I am obliged to you for your Drawing, & very learned dissertation annex'd. you have made out your point with a great degree of probability (for tho' the nimis adhæsit might startle one, yet the sale of the tythes and chappel to Webster seems to set all right again) & I do believe the building in question was the Chappel of St Sepulchre. but then, that the ruin now standing was the individual chappel as erected by Archb:p Roger I can by no means think: I found myself merely on the style & taste of architecture. the vaults under the Choir are still in being, & were undoubtedly built by this very Archbishop: they are truly Saxon, only that the arches are pointed, tho' very obtusely. it is the South-Transept (not the North) that is the oldest part of the Minster now above ground: it is said to have been begun by Geffrey Plantagenet, who died about 30 years after Roger, & left it unfinish'd. his Successor Walter Grey compleated it, so we do not exactly know, to wch of these two Prelates we are to ascribe any certain part of it.
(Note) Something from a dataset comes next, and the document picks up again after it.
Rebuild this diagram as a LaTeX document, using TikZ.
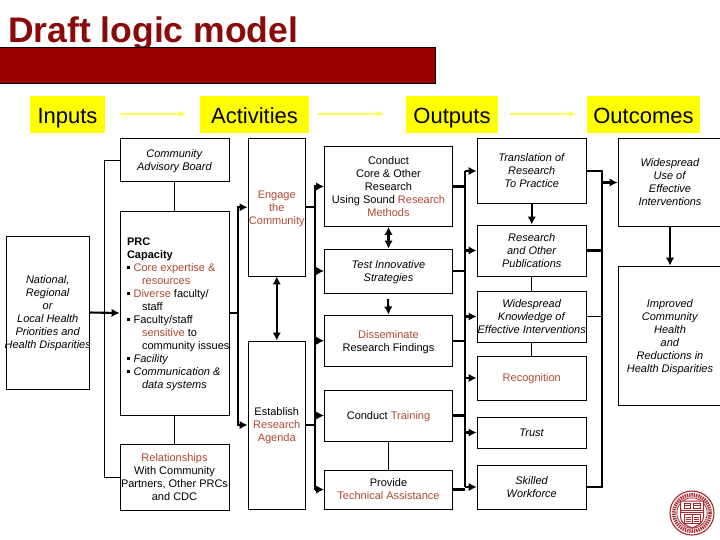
\documentclass[tikz,border=0pt]{standalone}
\usepackage{fontspec}
\setmainfont{Liberation Sans}
\usetikzlibrary{arrows.meta}
\definecolor{band}{HTML}{990000}
\definecolor{titlered}{HTML}{8A0A0A}
\definecolor{hl}{HTML}{AE4A30}
\definecolor{ylw}{HTML}{FFFF00}
\definecolor{ylwline}{HTML}{FFFF55}
\definecolor{seal}{HTML}{A8252B}
\newcommand\cl[1]{\raisebox{-1.2pt}[\height][\depth]{\makebox[0pt]{\begin{tabular}{@{}c@{}}#1\end{tabular}}}}
\newcommand\hl[1]{\textcolor{hl}{#1}}
\newcommand\bul{\rule[2.6pt]{2.6pt}{2.6pt}\hspace{4pt}}
\newcommand\ind{\hspace{15pt}}
\newcommand\bbox[6]{\node[boxed,minimum width={(#4-#2)*1pt},minimum height={(#5-#3)*1pt}] (#1) at ({(#2+#4)/2},{(#3+#5)/2}) {\cl{#6}};}
\newcommand\head[6]{\node[headbox,minimum width={(#4-#2)*1pt},minimum height={(#5-#3)*1pt}] (#1) at ({(#2+#4)/2},{(#3+#5)/2}) {#6};}
\tikzset{
  boxed/.style={draw=black,line width=.9pt,fill=white,inner sep=0pt,font=\fontsize{11}{13}\selectfont},
  headbox/.style={fill=ylw,inner sep=0pt,text height=20pt,text depth=1pt,font=\fontsize{22}{24}\selectfont},
  thinline/.style={draw=black,line width=.9pt},
  thickline/.style={draw=black,line width=2.1pt},
  arrowline/.style={thickline,-{Latex[length=8pt,width=8.5pt]}},
  biline/.style={thickline,{Latex[length=8pt,width=8.5pt]}-{Latex[length=8pt,width=8.5pt]}},
  yline/.style={draw=ylwline,line width=2pt,-{Latex[length=7pt,width=7pt]}}
}
\begin{document}
\begin{tikzpicture}[x=1pt,y=-1pt]
\clip (0,0) rectangle (720,540);
\fill[white] (0,0) rectangle (720,540);
% title and band
\node[anchor=base west,inner sep=0pt,text=titlered,font=\fontsize{35.5}{38}\selectfont\bfseries] (title) at (8,43) {Draft logic model};
\node[draw=black,line width=.8pt,fill=band,minimum width=436pt,minimum height=36pt,inner sep=0pt] (bandbar) at (217,65) {};
% column heads
\head{hin}{30}{96}{105}{133}{Inputs}
\head{hac}{200}{96}{309}{133}{Activities}
\head{hou}{406}{96}{498}{133}{Outputs}
\head{hoc}{587}{96}{700}{133}{Outcomes}
\coordinate (ya1) at (120,114);\coordinate (ya2) at (186,114);
\coordinate (yb1) at (318,114);\coordinate (yb2) at (384,114);
\coordinate (yc1) at (510,114);\coordinate (yc2) at (576,114);
\draw[yline] (ya1) -- (ya2);
\draw[yline] (yb1) -- (yb2);
\draw[yline] (yc1) -- (yc2);
% bus positions
\coordinate (busin) at (104.5,0);
\coordinate (busa) at (238,0);
\coordinate (busb) at (315,0);
\coordinate (busc) at (465,0);
\coordinate (busd) at (602,0);
% inputs and capacity
\bbox{natl}{6.5}{236}{89}{389}{\textit{National,}\\\textit{Regional}\\\textit{or}\\\textit{Local Health}\\\textit{Priorities and}\\\textit{Health Disparities}}
\bbox{cab}{120}{138.5}{229}{181.5}{\textit{Community}\\\textit{Advisory Board}}
\node[boxed,minimum width=109pt,minimum height=204pt] (prc) at (174.5,313) {\raisebox{-1.2pt}[\height][\depth]{\makebox[0pt][l]{\hspace{-47.5pt}\begin{tabular}{@{}l@{}}\textbf{PRC}\\\textbf{Capacity}\\\bul\hl{Core expertise \&}\\\ind\hl{resources}\\\bul\hl{Diverse} faculty/\\\ind staff\\\bul Faculty/staff\\\ind\hl{sensitive} to\\\ind community issues\\\bul\textit{Facility}\\\bul\textit{Communication \&}\\\ind\textit{data systems}\end{tabular}}}};
\bbox{rel}{120}{444}{229}{510}{\hl{Relationships}\\With Community\\Partners, Other PRCs\\and CDC}
% activities
\bbox{eng}{248}{138.5}{305.5}{276}{\hl{Engage}\\\hl{the}\\\hl{Community}}
\bbox{est}{248}{341}{305.5}{509}{Establish\\\hl{Research}\\\hl{Agenda}}
% outputs
\bbox{con}{324.5}{146.5}{452.5}{226.5}{Conduct\\Core \& Other\\Research\\Using Sound \hl{Research}\\\hl{Methods}}
\bbox{tes}{324.5}{249}{452.5}{293}{\textit{Test Innovative}\\\textit{Strategies}}
\bbox{dis}{324.5}{315}{452.5}{366.5}{\hl{Disseminate}\\Research Findings}
\bbox{tra}{324.5}{390}{452.5}{441}{Conduct \hl{Training}}
\bbox{pro}{324.5}{470}{452.5}{509}{Provide\\\hl{Technical Assistance}}
% short-term outcomes
\bbox{trn}{477}{138.5}{586.5}{203.5}{\textit{Translation of}\\\textit{Research}\\\textit{To Practice}}
\bbox{pub}{477}{225}{586.5}{276}{\textit{Research}\\\textit{and Other}\\\textit{Publications}}
\bbox{kno}{477}{291}{586.5}{342}{\textit{Widespread}\\\textit{Knowledge of}\\\textit{Effective Interventions}}
\bbox{rec}{477}{356}{586.5}{400}{\hl{Recognition}}
\bbox{tru}{477}{417}{586.5}{448}{\textit{Trust}}
\bbox{ski}{477}{465}{586.5}{509}{\textit{Skilled}\\\textit{Workforce}}
% long-term outcomes
\bbox{use}{618}{138.5}{722}{226.5}{\textit{Widespread}\\\textit{Use of}\\\textit{Effective}\\\textit{Interventions}}
\bbox{imp}{618}{266}{722}{405.5}{\textit{Improved}\\\textit{Community}\\\textit{Health}\\\textit{and}\\\textit{Reductions in}\\\textit{Health Disparities}}
% thin connectors
\draw[thinline] (cab.west) -- (busin |- cab.west) -- (busin |- rel.west) -- (rel.west);
\draw[thinline] (cab.south) -- (prc.north);
\draw[thinline] (prc.south) -- (rel.north);
\draw[thinline] (tra.south) -- (pro.north);
\draw[thinline] (pub.south) -- (kno.north);
\draw[thinline] (kno.south) -- (rec.north);
\draw[thinline] (kno.east) -- (busd |- kno.east);
% inputs to capacity
\draw[arrowline] (natl.east) -- (prc.west);
% capacity to activities
\draw[thickline] (prc.east) -- (busa |- prc.east);
\draw[arrowline] (busa |- prc.east) -- (busa |- eng.west) -- (eng.west);
\draw[arrowline] (busa |- prc.east) -- (busa |- est.west) -- (est.west);
\draw[biline] (eng.south) -- (est.north);
% activities to outputs
\draw[thickline] (eng.east) -- (busb |- eng.east);
\draw[thickline] (est.east) -- (busb |- est.east);
\draw[arrowline] (busb |- eng.east) -- (busb |- con.west) -- (con.west);
\draw[thickline] (busb |- con.west) -- (busb |- pro.west);
\draw[arrowline] (busb |- tes.west) -- (tes.west);
\draw[arrowline] (busb |- dis.west) -- (dis.west);
\draw[arrowline] (busb |- tra.west) -- (tra.west);
\draw[arrowline] (busb |- pro.west) -- (pro.west);
% outputs among themselves
\draw[biline] (con.south) -- (tes.north);
\coordinate (tesgap) at (388,299);
\draw[arrowline] (tesgap) -- (dis.north);
% outputs to short-term outcomes
\draw[thickline] (con.east) -- (busc |- con.east);
\draw[thickline] (tes.east) -- (busc |- tes.east);
\draw[thickline] (dis.east) -- (busc |- dis.east);
\draw[thickline] (tra.east) -- (busc |- tra.east);
\draw[thickline] (pro.east) -- (busc |- pro.east);
\draw[thickline] (busc |- trn.west) -- (busc |- ski.west);
\draw[arrowline] (busc |- trn.west) -- (trn.west);
\draw[arrowline] (busc |- pub.west) -- (pub.west);
\draw[arrowline] (busc |- kno.west) -- (kno.west);
\draw[arrowline] (busc |- rec.west) -- (rec.west);
\draw[arrowline] (busc |- tru.west) -- (tru.west);
\draw[arrowline] (busc |- ski.west) -- (ski.west);
\draw[arrowline] (trn.south) -- (pub.north);
% short-term to long-term outcomes
\draw[thickline] (trn.east) -- (busd |- trn.east) -- (busd |- ski.east) -- (ski.east);
\draw[thickline] (pub.east) -- (busd |- pub.east);
\draw[arrowline] (busd |- use.west) -- (use.west);
\draw[arrowline] (use.south) -- (imp.north);
% seal
\begin{scope}[shift={(692,513)},seal]
  \draw[line width=1.1pt] (0,0) circle (22);
  \draw[line width=3.6pt,dash pattern=on 1.3pt off 1pt] (0,0) circle (18.2);
  \draw[line width=.8pt] (0,0) circle (15.2);
  \draw[line width=1pt,fill=white] (-11.5,-12) -- (11.5,-12) -- (11.5,4) .. controls (11.5,10) and (5,13) .. (0,15) .. controls (-5,13) and (-11.5,10) .. (-11.5,4) -- cycle;
  \draw[line width=.9pt] (-11.5,-2.5) -- (11.5,-2.5) (-11.5,-1) -- (11.5,-1);
  \draw[line width=.8pt] (-8,-10) rectangle (-1.5,-4.5) (1.5,-10) rectangle (8,-4.5);
  \draw[line width=.7pt] (-8,-7.5) -- (-1.5,-7.5) (1.5,-7.5) -- (8,-7.5);
  \draw[line width=.8pt] (-8,1.5) rectangle (8,10) (0,1.5) -- (0,10);
  \draw[line width=.6pt] (-6.5,4) -- (-1.5,4) (-6.5,6) -- (-1.5,6) (-6.5,8) -- (-1.5,8) (1.5,4) -- (6.5,4) (1.5,6) -- (6.5,6) (1.5,8) -- (6.5,8);
\end{scope}
\end{tikzpicture}
\end{document}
Grey lived a long time, & was Archb:p from 1216 to 1255 (39no Henr: 3); & in this reign it was, that the beauty of the Gothic Architecture began to appear. the Chapter-House is in all probability his work, & (I should suppose) built in his latter days, whereas what he did of the South-Transept might be perform'd soon after his accession. it is in the second Order of this building, that the round arches appear including a row of pointed ones (wch you mention, & wch I also observed) similar to those in St Sepulchre's Chappel, tho' far inferior in the proportions & neatness of workmanship. the same thing is repeated in the North-transept, but this is only an imitation of the other, done for the sake of regularity, for this part of the building is no older than Archb:p Romaine, who came to the See in 1285, & died 1295.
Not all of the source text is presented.